The following day, Hamrick said church leader Jayne Caulder told her she was going on a “field trip” and asked church member Kimberly Sutulov to “fix” her face because she had been crying.
Hamrick said she was taken to the police station because the officer wanted to physically see her to determine if she was OK.
She said she was “very guarded” in the office, and was accompanied by Caulder, Sutulov and church member Ray Farmer.
“They wouldn’t let me talk to (the officer) alone,” she said. “I got in like two words and they said everything else. If I had been alone in that office, I would have said, ‘These people are crazy, get me out of here.'”
During a four-hour interview, Hamrick recounted literally dozens of instances of being rebuked, blasted, or otherwise corrected for her sins and devils. In one instance, she recalls being forced to participate in her prayer session as her hair was pulled.
And she also notes multiple instances of others who were punished.
For instance, according to Hamrick:
n A young man in his 20s from Holland who “just disappeared.” She said he was supposedly removed from the church for “rebellion” and one day reappeared and shared with the congregation about his months living in a makeshift room created by clothes racks at a business where he was given a bed, Bible, monitor, clothes and food and water.
n A young man who came to one of the church’s “seminars” in November 2001 and was held down after he refused to be touched by Whaley.
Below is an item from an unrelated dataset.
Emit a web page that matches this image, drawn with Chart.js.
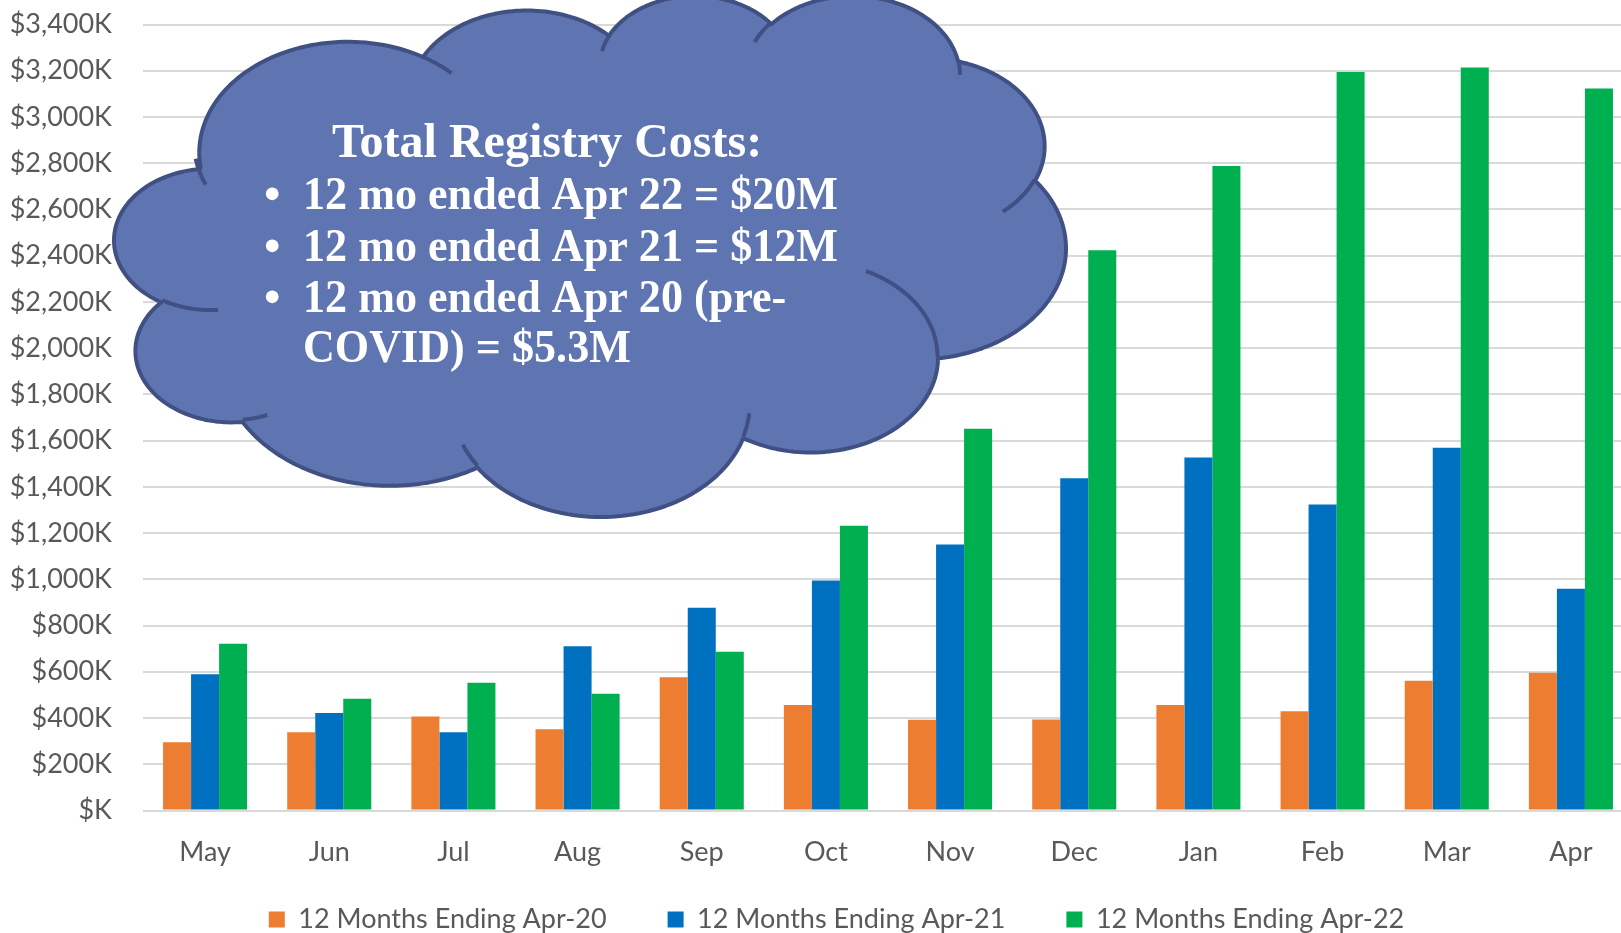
<!DOCTYPE html>
<html>
<head>
<meta charset="utf-8">
<script src="https://cdn.jsdelivr.net/npm/chart.js@4.4.1/dist/chart.umd.min.js"></script>
<style>
  html, body { margin:0; padding:0; overflow:hidden; background:#ffffff; width:1621px; height:933px; }
  canvas { display:block; }
</style>
</head>
<body>
<canvas id="chart" width="1633" height="943" style="width:1633px;height:943px"></canvas>
<script>
// ---- data (values in $K) ----
const months = ['May','Jun','Jul','Aug','Sep','Oct','Nov','Dec','Jan','Feb','Mar','Apr'];
const seriesNames = ['12 Months Ending Apr-20','12 Months Ending Apr-21','12 Months Ending Apr-22'];
const endingApr20 = [295, 338, 407, 351, 576, 456, 393, 394, 456, 429, 561, 596];
const endingApr21 = [589, 422, 338, 710, 877, 995, 1151, 1437, 1527, 1324, 1569, 959];
const endingApr22 = [721, 483, 553, 505, 687, 1232, 1651, 2424, 2788, 3194, 3214, 3123];
const yTickValues = [0,200,400,600,800,1000,1200,1400,1600,1800,2000,2200,2400,2600,2800,3000,3200,3400];
const cloudTitle = 'Total Registry Costs:';
const cloudLines = ['12 mo ended Apr 22 = $20M','12 mo ended Apr 21 = $12M','12 mo ended Apr 20 (pre-','COVID) = $5.3M'];
const cloudBullets = [true, true, true, false];

const colors = ['#ED7D31', '#0070C0', '#00B050'];
const tickColor = '#595959';
const tickFont = { family: 'Lato', size: 27 };

function fmtK(v) {
  return v === 0 ? '$K' : '$' + v.toLocaleString('en-US') + 'K';
}

// ---- Office "cloud" preset geometry (43200 x 43200 space) ----
const CLOUD_START = [3900, 14370];
const CLOUD_ARCS = [
  [6753,9190,-11429249,7426832],[5333,7267,-8646143,5396714],[4365,5945,-8748475,5983381],
  [4857,6595,-7859164,7034504],[5333,7273,-4722533,6541615],[6775,9220,-2776035,7816140],
  [5785,7867,37501,6842000],[6752,9215,1347096,6910353],[7720,10543,3974558,4542661],
  [4360,5918,-16496525,8804134],[4345,5945,-14809710,9151131]
];
const CLOUD_INNER = [
  [4693,26177,4345,5945,5204520,1585770],[6928,34899,4360,5918,4416628,686848],
  [16478,39090,6752,9215,8257449,844866],[28827,34751,6752,9215,387196,959901],
  [34129,22954,5785,7867,-4217541,4255042],[41798,15354,5333,7273,1819082,1665090],
  [38324,5426,4857,6595,-824660,891534],[29078,3952,4857,6595,-8950887,1091722],
  [22141,4720,4365,5945,-9809656,1061181],[14000,5192,6753,9190,-4002417,739161],
  [4127,15789,6753,9190,9004570,1068045]
];
function arcPoints(px, py, wR, hR, st, sw, n) {
  const a1 = st / 60000 * Math.PI / 180, a2 = (st + sw) / 60000 * Math.PI / 180;
  const t1 = Math.atan2(wR * Math.sin(a1), hR * Math.cos(a1));
  let t2 = Math.atan2(wR * Math.sin(a2), hR * Math.cos(a2));
  if (sw > 0) { while (t2 < t1) t2 += 2 * Math.PI; } else { while (t2 > t1) t2 -= 2 * Math.PI; }
  const cx = px - wR * Math.cos(t1), cy = py - hR * Math.sin(t1);
  const pts = [];
  for (let i = 1; i <= n; i++) {
    const t = t1 + (t2 - t1) * i / n;
    pts.push([cx + wR * Math.cos(t), cy + hR * Math.sin(t)]);
  }
  return pts;
}
function cloudGeometry() {
  let cur = CLOUD_START.slice();
  const main = [cur.slice()];
  CLOUD_ARCS.forEach(a => {
    const p = arcPoints(cur[0], cur[1], a[0], a[1], a[2], a[3], 60);
    p.forEach(q => main.push(q));
    cur = p[p.length - 1];
  });
  const inner = CLOUD_INNER.map(a => [[a[0], a[1]]].concat(arcPoints(a[0], a[1], a[2], a[3], a[4], a[5], 30)));
  return { main, inner };
}

const cloudPlugin = {
  id: 'cloud',
  afterDraw(chart) {
    const ctx = chart.ctx;
    const box = { left: 114, right: 1066, top: -4, bottom: 517 };
    const g = cloudGeometry();
    let x0 = Infinity, x1 = -Infinity, y0 = Infinity, y1 = -Infinity;
    g.main.forEach(p => { x0 = Math.min(x0, p[0]); x1 = Math.max(x1, p[0]); y0 = Math.min(y0, p[1]); y1 = Math.max(y1, p[1]); });
    const mx = x => box.left + (x - x0) / (x1 - x0) * (box.right - box.left);
    const my = y => box.top + (y - y0) / (y1 - y0) * (box.bottom - box.top);
    ctx.save();
    ctx.beginPath();
    g.main.forEach((p, i) => i === 0 ? ctx.moveTo(mx(p[0]), my(p[1])) : ctx.lineTo(mx(p[0]), my(p[1])));
    ctx.closePath();
    ctx.fillStyle = '#5F75B2';
    ctx.fill();
    ctx.lineWidth = 4;
    ctx.lineJoin = 'round';
    ctx.strokeStyle = '#405083';
    ctx.stroke();
    g.inner.forEach(seg => {
      ctx.beginPath();
      seg.forEach((p, i) => i === 0 ? ctx.moveTo(mx(p[0]), my(p[1])) : ctx.lineTo(mx(p[0]), my(p[1])));
      ctx.stroke();
    });
    // text
    ctx.fillStyle = '#ffffff';
    ctx.textBaseline = 'alphabetic';
    ctx.textAlign = 'left';
    ctx.font = 'bold 48px "Liberation Serif"';
    ctx.fillText(cloudTitle, 332, 157);
    ctx.font = 'bold 47px "Liberation Serif"';
    const w1 = ctx.measureText(cloudLines[0]).width;
    const k = Math.min(1, 535 / w1);
    const baselines = [209, 261, 312, 362];
    cloudLines.forEach((t, i) => {
      const w = ctx.measureText(t).width * k;
      ctx.fillText(t, 303, baselines[i], w);
      if (cloudBullets[i]) ctx.fillText('\u2022', 264, baselines[i]);
    });
    ctx.restore();
  }
};

const noClip = () => undefined;

new Chart(document.getElementById('chart'), {
  type: 'bar',
  data: {
    labels: months,
    datasets: [
      { label: seriesNames[0], data: endingApr20, backgroundColor: colors[0] },
      { label: seriesNames[1], data: endingApr21, backgroundColor: colors[1] },
      { label: seriesNames[2], data: endingApr22, backgroundColor: colors[2] }
    ]
  },
  options: {
    responsive: false,
    animation: false,
    devicePixelRatio: 1,
    layout: { padding: { left: 40, right: 0, top: 24.5, bottom: 0 } },
    datasets: { bar: { categoryPercentage: 0.677, barPercentage: 1.0, borderWidth: 0 } },
    plugins: {
      legend: {
        position: 'bottom',
        labels: { boxWidth: 16, boxHeight: 16, padding: 61, color: tickColor, font: tickFont }
      },
      tooltip: { enabled: false }
    },
    scales: {
      x: {
        grid: { display: false, drawTicks: false },
        border: { display: false },
        ticks: { color: tickColor, font: tickFont, padding: 25.5, maxRotation: 0 },
        afterFit: s => { s.height = 34.5; s.paddingLeft = 0; s.paddingRight = 0; s._computeLabelArea = noClip; }
      },
      y: {
        min: 0, max: 3400,
        afterBuildTicks: s => { s.ticks = yTickValues.map(v => ({ value: v })); },
        grid: { color: '#D9D9D9', lineWidth: 2, drawTicks: false, tickLength: 0 },
        border: { display: false },
        ticks: { color: tickColor, font: tickFont, padding: 31, callback: v => fmtK(v) },
        afterFit: s => { s.width = 103; s.paddingTop = 0; s.paddingBottom = 0; s._computeLabelArea = noClip; }
      }
    }
  },
  plugins: [cloudPlugin]
});
</script>
</body>
</html>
At one point, the man lifted a chair over his head and warned the church members to keep away. The congregation was told to get out while church leaders “physically pushed him into a chair” for a prayer session which lasted two hours. Hamrick said Whaley later showed her the bruises left on her feet when the man stomped her. “He said, ‘Please just let me go, and I won’t hurt anybody’,” Hamrick said.
n On Sept. 11, 2001, Hamrick learned about the terrorist attacks from a co-worker at the store. She approached a church leader about the news and was told not to discuss the event until church leaders could “take hold” of it. Later, the congregation was shown edited clips of the news coverage in the sanctuary and told, “Anybody who gives to fear or perversion about what happened needed to get (deliverance).” Hamrick said perversion meant to feel sadness dor those who were in the World Trade Center towers.
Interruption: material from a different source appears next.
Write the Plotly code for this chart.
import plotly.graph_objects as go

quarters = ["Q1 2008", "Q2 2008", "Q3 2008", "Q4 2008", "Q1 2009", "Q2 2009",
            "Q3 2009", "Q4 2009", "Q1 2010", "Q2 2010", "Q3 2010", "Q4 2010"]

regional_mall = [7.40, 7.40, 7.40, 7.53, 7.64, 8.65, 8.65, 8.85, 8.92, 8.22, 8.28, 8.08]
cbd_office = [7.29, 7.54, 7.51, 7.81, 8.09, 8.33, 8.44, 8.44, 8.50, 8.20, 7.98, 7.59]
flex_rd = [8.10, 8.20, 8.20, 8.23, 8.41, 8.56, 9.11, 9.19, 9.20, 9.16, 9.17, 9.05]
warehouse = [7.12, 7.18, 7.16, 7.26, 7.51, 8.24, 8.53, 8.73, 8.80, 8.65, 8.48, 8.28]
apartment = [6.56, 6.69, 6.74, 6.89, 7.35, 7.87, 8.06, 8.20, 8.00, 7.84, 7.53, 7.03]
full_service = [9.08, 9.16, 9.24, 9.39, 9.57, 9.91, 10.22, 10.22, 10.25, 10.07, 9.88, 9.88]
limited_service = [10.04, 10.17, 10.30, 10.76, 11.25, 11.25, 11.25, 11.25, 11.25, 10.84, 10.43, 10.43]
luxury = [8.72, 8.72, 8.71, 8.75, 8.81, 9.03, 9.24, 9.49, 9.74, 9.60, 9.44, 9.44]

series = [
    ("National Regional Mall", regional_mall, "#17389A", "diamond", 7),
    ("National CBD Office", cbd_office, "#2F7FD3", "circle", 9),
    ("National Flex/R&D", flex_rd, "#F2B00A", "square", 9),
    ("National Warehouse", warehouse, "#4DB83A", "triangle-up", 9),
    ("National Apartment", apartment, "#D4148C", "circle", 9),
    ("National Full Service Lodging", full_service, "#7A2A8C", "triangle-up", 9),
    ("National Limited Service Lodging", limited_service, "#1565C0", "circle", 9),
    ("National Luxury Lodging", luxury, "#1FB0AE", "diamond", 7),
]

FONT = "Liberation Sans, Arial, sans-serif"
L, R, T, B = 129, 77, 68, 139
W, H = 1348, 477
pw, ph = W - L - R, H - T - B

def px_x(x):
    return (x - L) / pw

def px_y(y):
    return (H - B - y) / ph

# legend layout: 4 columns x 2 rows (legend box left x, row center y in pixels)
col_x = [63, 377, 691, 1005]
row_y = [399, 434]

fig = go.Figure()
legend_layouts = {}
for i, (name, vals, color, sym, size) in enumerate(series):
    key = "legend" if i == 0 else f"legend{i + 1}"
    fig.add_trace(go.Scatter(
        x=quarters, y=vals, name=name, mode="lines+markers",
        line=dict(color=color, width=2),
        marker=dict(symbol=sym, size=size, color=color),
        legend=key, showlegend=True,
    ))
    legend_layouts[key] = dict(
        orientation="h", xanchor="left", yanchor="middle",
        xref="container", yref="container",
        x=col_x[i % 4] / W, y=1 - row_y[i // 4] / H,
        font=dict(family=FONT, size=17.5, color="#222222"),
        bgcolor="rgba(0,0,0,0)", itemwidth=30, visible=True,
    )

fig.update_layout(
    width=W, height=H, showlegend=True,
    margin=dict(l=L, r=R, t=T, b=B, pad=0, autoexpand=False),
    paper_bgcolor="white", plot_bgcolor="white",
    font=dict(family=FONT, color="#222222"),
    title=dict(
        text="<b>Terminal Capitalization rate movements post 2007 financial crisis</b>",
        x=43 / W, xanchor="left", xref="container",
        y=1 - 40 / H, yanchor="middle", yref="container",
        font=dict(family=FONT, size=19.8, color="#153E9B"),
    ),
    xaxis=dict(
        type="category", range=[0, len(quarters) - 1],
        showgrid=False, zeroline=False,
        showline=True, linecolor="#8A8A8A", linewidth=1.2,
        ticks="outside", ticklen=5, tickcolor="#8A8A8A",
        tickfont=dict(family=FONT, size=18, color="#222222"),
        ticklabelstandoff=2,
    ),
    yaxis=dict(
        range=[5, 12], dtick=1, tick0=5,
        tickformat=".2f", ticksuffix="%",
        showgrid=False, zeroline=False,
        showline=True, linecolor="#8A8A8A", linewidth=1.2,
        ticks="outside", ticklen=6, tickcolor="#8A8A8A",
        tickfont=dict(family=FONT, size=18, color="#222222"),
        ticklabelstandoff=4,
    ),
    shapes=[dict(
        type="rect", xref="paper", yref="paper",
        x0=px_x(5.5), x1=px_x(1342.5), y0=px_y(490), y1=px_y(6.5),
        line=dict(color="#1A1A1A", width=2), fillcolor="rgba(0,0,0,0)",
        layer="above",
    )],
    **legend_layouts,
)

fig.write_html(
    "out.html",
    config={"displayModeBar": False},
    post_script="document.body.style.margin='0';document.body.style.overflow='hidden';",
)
n The elderly mother of a church member was brought from a nursing home to the church service where her “born again” status was questioned by Whaley in front of the congregation. When Whaley said the woman, who was sitting in a wheelchair, had not been born again, the woman asked how she knew. Whaley replied, “God told me you weren’t born again.” Hamrick said that her son and grandchildren were asked whether the woman was born again. They said no. “You might be born again one week and not the next,” Hamrick said.
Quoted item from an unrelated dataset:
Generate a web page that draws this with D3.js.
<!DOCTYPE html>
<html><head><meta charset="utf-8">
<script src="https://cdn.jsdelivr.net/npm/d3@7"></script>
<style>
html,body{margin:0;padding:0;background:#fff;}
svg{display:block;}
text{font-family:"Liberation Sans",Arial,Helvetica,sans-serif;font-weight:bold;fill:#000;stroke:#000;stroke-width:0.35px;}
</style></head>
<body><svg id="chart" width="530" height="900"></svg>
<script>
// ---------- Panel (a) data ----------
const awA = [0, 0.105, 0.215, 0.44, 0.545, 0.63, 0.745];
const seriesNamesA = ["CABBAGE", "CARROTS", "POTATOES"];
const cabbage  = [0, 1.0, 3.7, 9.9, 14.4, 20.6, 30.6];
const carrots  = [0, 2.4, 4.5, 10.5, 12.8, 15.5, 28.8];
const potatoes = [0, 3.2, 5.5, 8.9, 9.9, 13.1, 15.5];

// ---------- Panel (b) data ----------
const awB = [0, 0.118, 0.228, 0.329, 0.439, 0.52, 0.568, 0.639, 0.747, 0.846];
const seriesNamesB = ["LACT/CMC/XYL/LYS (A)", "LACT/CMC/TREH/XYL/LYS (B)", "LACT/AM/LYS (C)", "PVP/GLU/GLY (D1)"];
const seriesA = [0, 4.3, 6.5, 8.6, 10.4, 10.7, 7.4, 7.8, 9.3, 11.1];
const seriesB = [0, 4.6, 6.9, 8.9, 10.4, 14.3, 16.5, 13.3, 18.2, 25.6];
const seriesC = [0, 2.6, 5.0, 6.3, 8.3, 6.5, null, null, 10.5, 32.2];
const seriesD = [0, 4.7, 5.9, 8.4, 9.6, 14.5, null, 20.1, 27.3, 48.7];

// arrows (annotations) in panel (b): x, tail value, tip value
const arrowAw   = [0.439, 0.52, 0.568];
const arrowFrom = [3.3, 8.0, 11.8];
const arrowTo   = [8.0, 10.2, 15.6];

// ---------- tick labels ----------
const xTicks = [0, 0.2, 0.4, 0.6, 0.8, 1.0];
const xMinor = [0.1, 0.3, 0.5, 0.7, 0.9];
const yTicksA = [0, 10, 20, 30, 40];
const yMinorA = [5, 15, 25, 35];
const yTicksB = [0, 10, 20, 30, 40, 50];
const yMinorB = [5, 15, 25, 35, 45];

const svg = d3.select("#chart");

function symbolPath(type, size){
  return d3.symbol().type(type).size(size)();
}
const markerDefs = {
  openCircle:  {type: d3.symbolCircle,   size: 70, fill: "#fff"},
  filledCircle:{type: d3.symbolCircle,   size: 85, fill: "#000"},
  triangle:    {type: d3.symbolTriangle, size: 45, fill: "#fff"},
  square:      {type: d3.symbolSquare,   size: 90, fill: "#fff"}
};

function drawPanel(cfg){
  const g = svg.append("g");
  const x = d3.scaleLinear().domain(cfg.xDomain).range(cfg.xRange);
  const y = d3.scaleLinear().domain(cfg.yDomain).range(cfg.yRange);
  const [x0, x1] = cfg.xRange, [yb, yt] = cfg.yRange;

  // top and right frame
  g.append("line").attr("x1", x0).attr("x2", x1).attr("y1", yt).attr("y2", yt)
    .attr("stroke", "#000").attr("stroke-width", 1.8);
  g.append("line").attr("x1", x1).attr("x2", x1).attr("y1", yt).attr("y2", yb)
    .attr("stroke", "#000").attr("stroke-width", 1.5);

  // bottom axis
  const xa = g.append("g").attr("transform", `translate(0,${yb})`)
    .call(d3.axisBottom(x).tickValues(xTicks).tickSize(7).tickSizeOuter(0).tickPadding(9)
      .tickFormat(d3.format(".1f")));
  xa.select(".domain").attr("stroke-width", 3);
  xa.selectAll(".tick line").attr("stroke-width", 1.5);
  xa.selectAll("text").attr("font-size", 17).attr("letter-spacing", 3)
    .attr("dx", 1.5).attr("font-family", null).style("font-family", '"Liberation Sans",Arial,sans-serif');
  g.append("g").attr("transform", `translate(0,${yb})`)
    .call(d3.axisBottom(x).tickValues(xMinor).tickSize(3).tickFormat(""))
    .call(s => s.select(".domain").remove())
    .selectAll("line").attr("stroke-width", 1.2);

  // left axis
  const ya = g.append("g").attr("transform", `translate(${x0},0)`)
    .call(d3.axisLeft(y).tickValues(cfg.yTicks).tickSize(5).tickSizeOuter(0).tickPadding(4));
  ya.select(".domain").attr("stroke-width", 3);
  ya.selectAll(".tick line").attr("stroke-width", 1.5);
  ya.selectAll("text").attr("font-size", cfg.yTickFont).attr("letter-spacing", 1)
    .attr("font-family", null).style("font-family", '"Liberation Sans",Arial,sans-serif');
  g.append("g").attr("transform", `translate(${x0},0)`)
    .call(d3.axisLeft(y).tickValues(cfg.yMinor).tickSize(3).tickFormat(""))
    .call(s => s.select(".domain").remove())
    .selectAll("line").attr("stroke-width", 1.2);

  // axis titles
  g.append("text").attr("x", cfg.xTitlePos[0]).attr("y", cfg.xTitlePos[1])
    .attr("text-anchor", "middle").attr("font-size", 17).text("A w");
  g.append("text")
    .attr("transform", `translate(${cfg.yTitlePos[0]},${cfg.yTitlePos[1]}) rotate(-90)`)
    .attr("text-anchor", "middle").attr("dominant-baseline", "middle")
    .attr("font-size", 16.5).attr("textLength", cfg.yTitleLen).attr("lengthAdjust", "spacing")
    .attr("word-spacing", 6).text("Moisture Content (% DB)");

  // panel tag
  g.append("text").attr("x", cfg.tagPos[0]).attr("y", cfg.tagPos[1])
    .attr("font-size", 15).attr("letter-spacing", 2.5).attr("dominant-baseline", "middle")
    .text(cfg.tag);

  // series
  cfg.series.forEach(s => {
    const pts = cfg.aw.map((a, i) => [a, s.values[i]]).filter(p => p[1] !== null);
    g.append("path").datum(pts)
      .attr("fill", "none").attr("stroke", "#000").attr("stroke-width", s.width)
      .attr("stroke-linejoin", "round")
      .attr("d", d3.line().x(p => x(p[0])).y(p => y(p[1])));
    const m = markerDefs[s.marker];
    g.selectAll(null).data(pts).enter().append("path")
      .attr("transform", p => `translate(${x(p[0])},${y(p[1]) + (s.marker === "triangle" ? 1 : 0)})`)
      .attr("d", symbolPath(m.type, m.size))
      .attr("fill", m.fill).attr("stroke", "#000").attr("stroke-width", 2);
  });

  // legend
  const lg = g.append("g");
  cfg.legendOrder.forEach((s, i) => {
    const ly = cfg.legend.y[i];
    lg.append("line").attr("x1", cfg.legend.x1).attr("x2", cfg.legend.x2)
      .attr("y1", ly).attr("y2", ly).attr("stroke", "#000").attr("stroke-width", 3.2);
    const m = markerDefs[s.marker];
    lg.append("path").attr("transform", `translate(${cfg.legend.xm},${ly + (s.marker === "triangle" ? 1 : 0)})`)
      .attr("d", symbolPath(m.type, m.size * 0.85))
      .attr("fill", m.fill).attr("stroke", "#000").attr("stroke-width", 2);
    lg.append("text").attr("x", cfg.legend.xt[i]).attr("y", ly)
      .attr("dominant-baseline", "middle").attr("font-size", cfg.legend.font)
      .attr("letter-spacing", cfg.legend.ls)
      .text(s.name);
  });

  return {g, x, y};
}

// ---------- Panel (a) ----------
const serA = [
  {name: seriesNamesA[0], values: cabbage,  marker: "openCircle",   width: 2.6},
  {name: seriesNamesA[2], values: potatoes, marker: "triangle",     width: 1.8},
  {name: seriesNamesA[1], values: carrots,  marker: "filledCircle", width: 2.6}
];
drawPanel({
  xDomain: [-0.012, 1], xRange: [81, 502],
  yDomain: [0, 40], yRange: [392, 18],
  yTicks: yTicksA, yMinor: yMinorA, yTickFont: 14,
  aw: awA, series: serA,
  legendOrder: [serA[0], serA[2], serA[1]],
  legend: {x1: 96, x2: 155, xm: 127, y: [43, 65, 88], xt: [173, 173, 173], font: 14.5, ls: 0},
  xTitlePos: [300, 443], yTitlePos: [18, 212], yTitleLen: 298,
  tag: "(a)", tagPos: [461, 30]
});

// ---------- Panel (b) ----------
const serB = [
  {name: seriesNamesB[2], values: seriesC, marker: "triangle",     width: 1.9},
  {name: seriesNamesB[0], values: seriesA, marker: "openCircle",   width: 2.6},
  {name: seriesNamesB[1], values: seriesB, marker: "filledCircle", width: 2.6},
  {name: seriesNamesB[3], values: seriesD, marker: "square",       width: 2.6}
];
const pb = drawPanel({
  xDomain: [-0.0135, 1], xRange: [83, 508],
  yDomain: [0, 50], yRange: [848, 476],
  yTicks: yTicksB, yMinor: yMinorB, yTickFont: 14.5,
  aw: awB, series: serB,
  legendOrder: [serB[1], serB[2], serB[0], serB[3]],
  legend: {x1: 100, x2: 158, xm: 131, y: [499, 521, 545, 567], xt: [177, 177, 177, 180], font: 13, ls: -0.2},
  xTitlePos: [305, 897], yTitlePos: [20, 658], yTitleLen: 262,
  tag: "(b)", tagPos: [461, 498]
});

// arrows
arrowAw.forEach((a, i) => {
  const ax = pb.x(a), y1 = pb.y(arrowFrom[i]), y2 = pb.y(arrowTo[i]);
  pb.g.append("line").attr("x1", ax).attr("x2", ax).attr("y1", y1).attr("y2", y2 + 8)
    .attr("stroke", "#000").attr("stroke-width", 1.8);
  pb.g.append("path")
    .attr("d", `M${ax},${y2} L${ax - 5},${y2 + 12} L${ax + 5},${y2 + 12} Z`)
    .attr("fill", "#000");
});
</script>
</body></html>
In early February, Hamrick left the church behind and fled for good to the outside. She said she spent several worrisome weeks, wondering whether she had made the right decision and troubled by the church’s teachings regarding salvation of the soul.
Hamrick said she even attempted suicide.
She said she eventually decided, “If (WOFF) is God, I don’t want to serve Him.”
Hamrick went for treatment at Wellspring Retreat in Ohio for two weeks. After a stint on her own, she returned again for additional treatment where she said she “received so much healing” and now is making plans for her future.
She said she’s thinking about returning to school to study music therapy or seeking training as a counselor to help former members of abusive groups.
Now, on the outside of WOFF looking in, Hamrick said she believes she was duped.
“I am a good example about how people in this town can be deceived,” she said.